Repeat the listing word for word. No pictures belong in the copy.
==== Dataset extract
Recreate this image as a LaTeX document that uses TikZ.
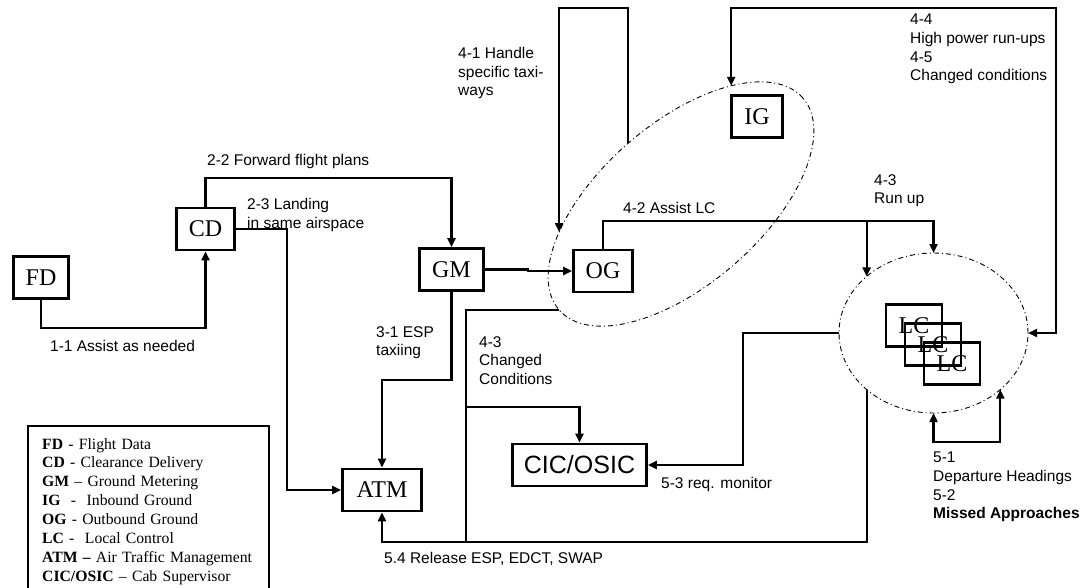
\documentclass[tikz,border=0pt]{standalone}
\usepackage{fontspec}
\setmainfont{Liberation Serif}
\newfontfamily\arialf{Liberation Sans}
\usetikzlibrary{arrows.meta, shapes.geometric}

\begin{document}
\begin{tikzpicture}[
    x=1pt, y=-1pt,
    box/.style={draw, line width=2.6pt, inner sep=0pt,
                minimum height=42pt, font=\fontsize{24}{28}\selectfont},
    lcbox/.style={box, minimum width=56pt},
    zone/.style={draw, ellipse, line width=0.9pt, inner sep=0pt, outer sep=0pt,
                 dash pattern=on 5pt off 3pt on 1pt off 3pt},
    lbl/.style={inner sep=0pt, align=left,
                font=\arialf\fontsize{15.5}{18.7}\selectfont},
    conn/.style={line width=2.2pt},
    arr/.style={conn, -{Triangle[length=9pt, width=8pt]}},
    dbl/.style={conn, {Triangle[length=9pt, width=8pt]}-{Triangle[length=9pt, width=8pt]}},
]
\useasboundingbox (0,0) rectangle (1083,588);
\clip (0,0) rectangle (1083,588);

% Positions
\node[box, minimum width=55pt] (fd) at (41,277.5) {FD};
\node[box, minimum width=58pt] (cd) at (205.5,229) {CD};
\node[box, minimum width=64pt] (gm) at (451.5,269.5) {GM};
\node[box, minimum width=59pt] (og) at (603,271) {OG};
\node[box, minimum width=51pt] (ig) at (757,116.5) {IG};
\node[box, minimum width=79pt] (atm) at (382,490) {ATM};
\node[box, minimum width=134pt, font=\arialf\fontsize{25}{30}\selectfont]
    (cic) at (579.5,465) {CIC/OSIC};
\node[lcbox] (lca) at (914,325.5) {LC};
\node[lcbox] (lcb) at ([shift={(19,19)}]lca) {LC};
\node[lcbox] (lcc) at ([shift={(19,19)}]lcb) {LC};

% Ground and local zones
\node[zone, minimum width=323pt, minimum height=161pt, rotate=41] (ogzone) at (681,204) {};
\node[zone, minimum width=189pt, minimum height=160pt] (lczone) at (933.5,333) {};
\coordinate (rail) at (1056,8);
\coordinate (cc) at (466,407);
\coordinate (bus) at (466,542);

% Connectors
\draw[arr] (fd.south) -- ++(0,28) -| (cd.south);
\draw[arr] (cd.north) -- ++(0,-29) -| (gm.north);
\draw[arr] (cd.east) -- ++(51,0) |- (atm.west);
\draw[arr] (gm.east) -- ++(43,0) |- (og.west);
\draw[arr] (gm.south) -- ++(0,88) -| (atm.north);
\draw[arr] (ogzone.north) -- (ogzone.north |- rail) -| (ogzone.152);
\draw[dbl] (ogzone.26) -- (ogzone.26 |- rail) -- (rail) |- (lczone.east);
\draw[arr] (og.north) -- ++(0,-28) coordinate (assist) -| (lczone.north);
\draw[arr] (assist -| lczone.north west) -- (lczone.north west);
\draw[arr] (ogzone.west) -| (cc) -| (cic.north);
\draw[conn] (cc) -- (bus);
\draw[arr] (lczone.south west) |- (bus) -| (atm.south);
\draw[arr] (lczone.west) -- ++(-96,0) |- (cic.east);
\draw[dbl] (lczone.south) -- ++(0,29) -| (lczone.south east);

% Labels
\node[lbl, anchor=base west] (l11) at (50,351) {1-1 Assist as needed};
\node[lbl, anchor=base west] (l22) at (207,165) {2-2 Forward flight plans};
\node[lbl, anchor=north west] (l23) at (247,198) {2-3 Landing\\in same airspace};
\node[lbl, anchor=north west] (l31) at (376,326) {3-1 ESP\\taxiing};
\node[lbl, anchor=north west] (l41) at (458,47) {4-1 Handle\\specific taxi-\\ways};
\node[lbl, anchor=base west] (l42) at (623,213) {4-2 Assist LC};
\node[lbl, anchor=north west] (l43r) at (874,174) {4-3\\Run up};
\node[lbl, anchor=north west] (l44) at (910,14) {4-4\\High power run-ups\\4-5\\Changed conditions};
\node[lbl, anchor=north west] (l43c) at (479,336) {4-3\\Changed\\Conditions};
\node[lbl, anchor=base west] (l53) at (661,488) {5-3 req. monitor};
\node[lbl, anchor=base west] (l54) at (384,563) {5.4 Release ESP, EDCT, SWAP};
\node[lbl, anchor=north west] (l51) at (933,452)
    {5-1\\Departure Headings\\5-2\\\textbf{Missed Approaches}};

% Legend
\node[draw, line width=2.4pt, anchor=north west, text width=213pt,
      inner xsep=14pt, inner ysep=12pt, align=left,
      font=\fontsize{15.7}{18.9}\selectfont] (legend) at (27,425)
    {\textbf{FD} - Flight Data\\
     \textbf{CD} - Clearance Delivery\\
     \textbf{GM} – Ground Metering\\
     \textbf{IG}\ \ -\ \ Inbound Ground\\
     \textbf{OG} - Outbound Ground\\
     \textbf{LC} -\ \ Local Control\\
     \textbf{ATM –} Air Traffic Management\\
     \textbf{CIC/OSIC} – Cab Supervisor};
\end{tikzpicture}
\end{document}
========
Answer =
Recreate this image as a LaTeX document that uses TikZ.
\documentclass[tikz,border=0pt]{standalone}
\usepackage{fontspec}
\setmainfont{Liberation Serif}
\newfontfamily\arialf{Liberation Sans}
\usetikzlibrary{arrows.meta, shapes.geometric}

\begin{document}
\begin{tikzpicture}[
    x=1pt, y=-1pt,
    box/.style={draw, line width=2.6pt, inner sep=0pt,
                minimum height=42pt, font=\fontsize{24}{28}\selectfont},
    lcbox/.style={box, minimum width=56pt},
    zone/.style={draw, ellipse, line width=0.9pt, inner sep=0pt, outer sep=0pt,
                 dash pattern=on 5pt off 3pt on 1pt off 3pt},
    lbl/.style={inner sep=0pt, align=left,
                font=\arialf\fontsize{15.5}{18.7}\selectfont},
    conn/.style={line width=2.2pt},
    arr/.style={conn, -{Triangle[length=9pt, width=8pt]}},
    dbl/.style={conn, {Triangle[length=9pt, width=8pt]}-{Triangle[length=9pt, width=8pt]}},
]
\useasboundingbox (0,0) rectangle (1083,588);
\clip (0,0) rectangle (1083,588);

% Positions
\node[box, minimum width=55pt] (fd) at (41,277.5) {FD};
\node[box, minimum width=58pt] (cd) at (205.5,229) {CD};
\node[box, minimum width=64pt] (gm) at (451.5,269.5) {GM};
\node[box, minimum width=59pt] (og) at (603,271) {OG};
\node[box, minimum width=51pt] (ig) at (757,116.5) {IG};
\node[box, minimum width=79pt] (atm) at (382,490) {ATM};
\node[box, minimum width=134pt, font=\arialf\fontsize{25}{30}\selectfont]
    (cic) at (579.5,465) {CIC/OSIC};
\node[lcbox] (lca) at (914,325.5) {LC};
\node[lcbox] (lcb) at ([shift={(19,19)}]lca) {LC};
\node[lcbox] (lcc) at ([shift={(19,19)}]lcb) {LC};

% Ground and local zones
\node[zone, minimum width=323pt, minimum height=161pt, rotate=41] (ogzone) at (681,204) {};
\node[zone, minimum width=189pt, minimum height=160pt] (lczone) at (933.5,333) {};
\coordinate (rail) at (1056,8);
\coordinate (cc) at (466,407);
\coordinate (bus) at (466,542);

% Connectors
\draw[arr] (fd.south) -- ++(0,28) -| (cd.south);
\draw[arr] (cd.north) -- ++(0,-29) -| (gm.north);
\draw[arr] (cd.east) -- ++(51,0) |- (atm.west);
\draw[arr] (gm.east) -- ++(43,0) |- (og.west);
\draw[arr] (gm.south) -- ++(0,88) -| (atm.north);
\draw[arr] (ogzone.north) -- (ogzone.north |- rail) -| (ogzone.152);
\draw[dbl] (ogzone.26) -- (ogzone.26 |- rail) -- (rail) |- (lczone.east);
\draw[arr] (og.north) -- ++(0,-28) coordinate (assist) -| (lczone.north);
\draw[arr] (assist -| lczone.north west) -- (lczone.north west);
\draw[arr] (ogzone.west) -| (cc) -| (cic.north);
\draw[conn] (cc) -- (bus);
\draw[arr] (lczone.south west) |- (bus) -| (atm.south);
\draw[arr] (lczone.west) -- ++(-96,0) |- (cic.east);
\draw[dbl] (lczone.south) -- ++(0,29) -| (lczone.south east);

% Labels
\node[lbl, anchor=base west] (l11) at (50,351) {1-1 Assist as needed};
\node[lbl, anchor=base west] (l22) at (207,165) {2-2 Forward flight plans};
\node[lbl, anchor=north west] (l23) at (247,198) {2-3 Landing\\in same airspace};
\node[lbl, anchor=north west] (l31) at (376,326) {3-1 ESP\\taxiing};
\node[lbl, anchor=north west] (l41) at (458,47) {4-1 Handle\\specific taxi-\\ways};
\node[lbl, anchor=base west] (l42) at (623,213) {4-2 Assist LC};
\node[lbl, anchor=north west] (l43r) at (874,174) {4-3\\Run up};
\node[lbl, anchor=north west] (l44) at (910,14) {4-4\\High power run-ups\\4-5\\Changed conditions};
\node[lbl, anchor=north west] (l43c) at (479,336) {4-3\\Changed\\Conditions};
\node[lbl, anchor=base west] (l53) at (661,488) {5-3 req. monitor};
\node[lbl, anchor=base west] (l54) at (384,563) {5.4 Release ESP, EDCT, SWAP};
\node[lbl, anchor=north west] (l51) at (933,452)
    {5-1\\Departure Headings\\5-2\\\textbf{Missed Approaches}};

% Legend
\node[draw, line width=2.4pt, anchor=north west, text width=213pt,
      inner xsep=14pt, inner ysep=12pt, align=left,
      font=\fontsize{15.7}{18.9}\selectfont] (legend) at (27,425)
    {\textbf{FD} - Flight Data\\
     \textbf{CD} - Clearance Delivery\\
     \textbf{GM} – Ground Metering\\
     \textbf{IG}\ \ -\ \ Inbound Ground\\
     \textbf{OG} - Outbound Ground\\
     \textbf{LC} -\ \ Local Control\\
     \textbf{ATM –} Air Traffic Management\\
     \textbf{CIC/OSIC} – Cab Supervisor};
\end{tikzpicture}
\end{document}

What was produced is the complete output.